| HN Mirror

Y	Hacker News new \| ask \| show \| jobs

by maldie 14 hours ago

llama.cpp to get 115 tok/s on RTX 4090 with Qwen3.6-27B. For example in Windows the latest CUDA variant llama-b9678-bin-win-cuda-13.3-x64.zip and Unsloth UD-Q4_K_XL MTP gguf:

llama-server.exe --host 0.0.0.0 --alias "Qwen3.6-27B-MTP" -m "F:\Qwen3.6-27B-UD-Q4_K_XL-MTP.gguf" -c 75000 -ngl 99 --metrics --temp 0.6 --top-p 0.95 --min-p 0.00 --top-k 20 --presence-penalty 0.0 --no-mmap -t 16 --spec-type draft-mtp --spec-draft-n-max 3 --reasoning on -fa on --parallel 1 -lv 4

Note that this does not use kv cache quants as in my case quants offload to CPU and tanks performance.

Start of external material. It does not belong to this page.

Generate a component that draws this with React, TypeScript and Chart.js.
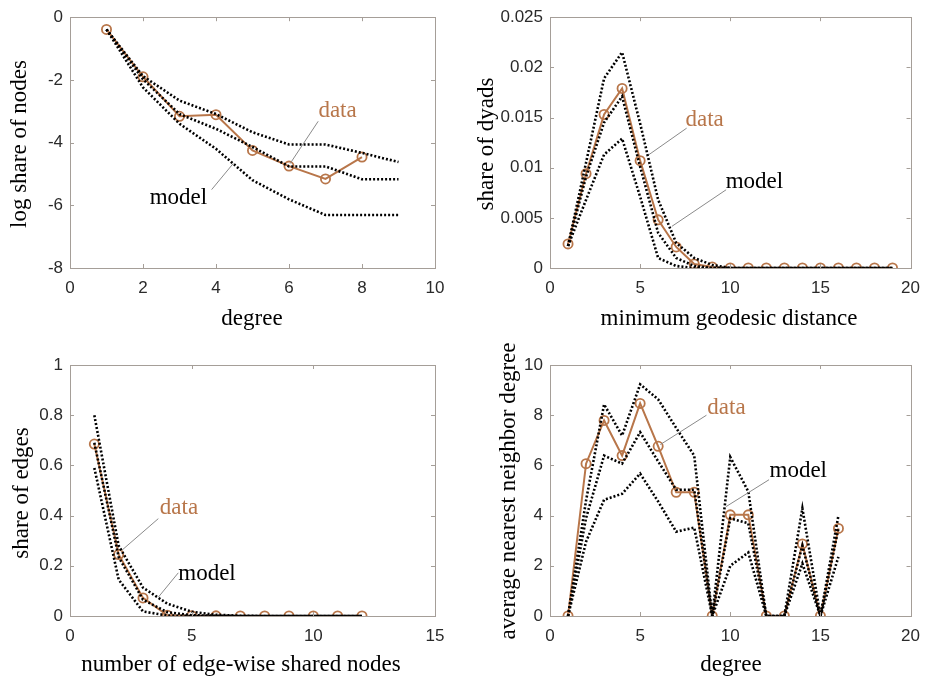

Also keep in mind this almost maxes VRAM usage so any additional browsers or other programs that use VRAM should be closed. For chat go to http://localhost:8080/ and minimize the window to maximize perf as the web page UI draw itself consumes a lot of GPU perf via constant context switching.

Can try bigger than -c 75000 until perf gets lower than 100 tok/s - that means something is off as windows starts paging out memory or other issues. -c 50000 seems sweetspot if running browsers and stuff that consume 2GB VRAM. If wanting more than -c 140000 then likely need to use a bit smaller model quant.

CPU usage should be near zero, maybe 1 core load. If you see 8+ core load then settings are off and something is offloaded to CPU (for example kv cache). GPU load should be about 100%, meaning it utilizes work optimally in this case.

-t 16 can be omitted or set to the amount of physical cores, not important in this dense model that is 100% in GPU.

Can be pushed to 125 tok/s with that model if using --spec-draft-n-max 4 but VRAM usage also increases, so context needs to be smaller.

If speed is not important and want max context length then remove the draft-mtp parameters and also might need to use k and v quants like --cache-type-v q8_0, leave k f16 if possible to keep quality.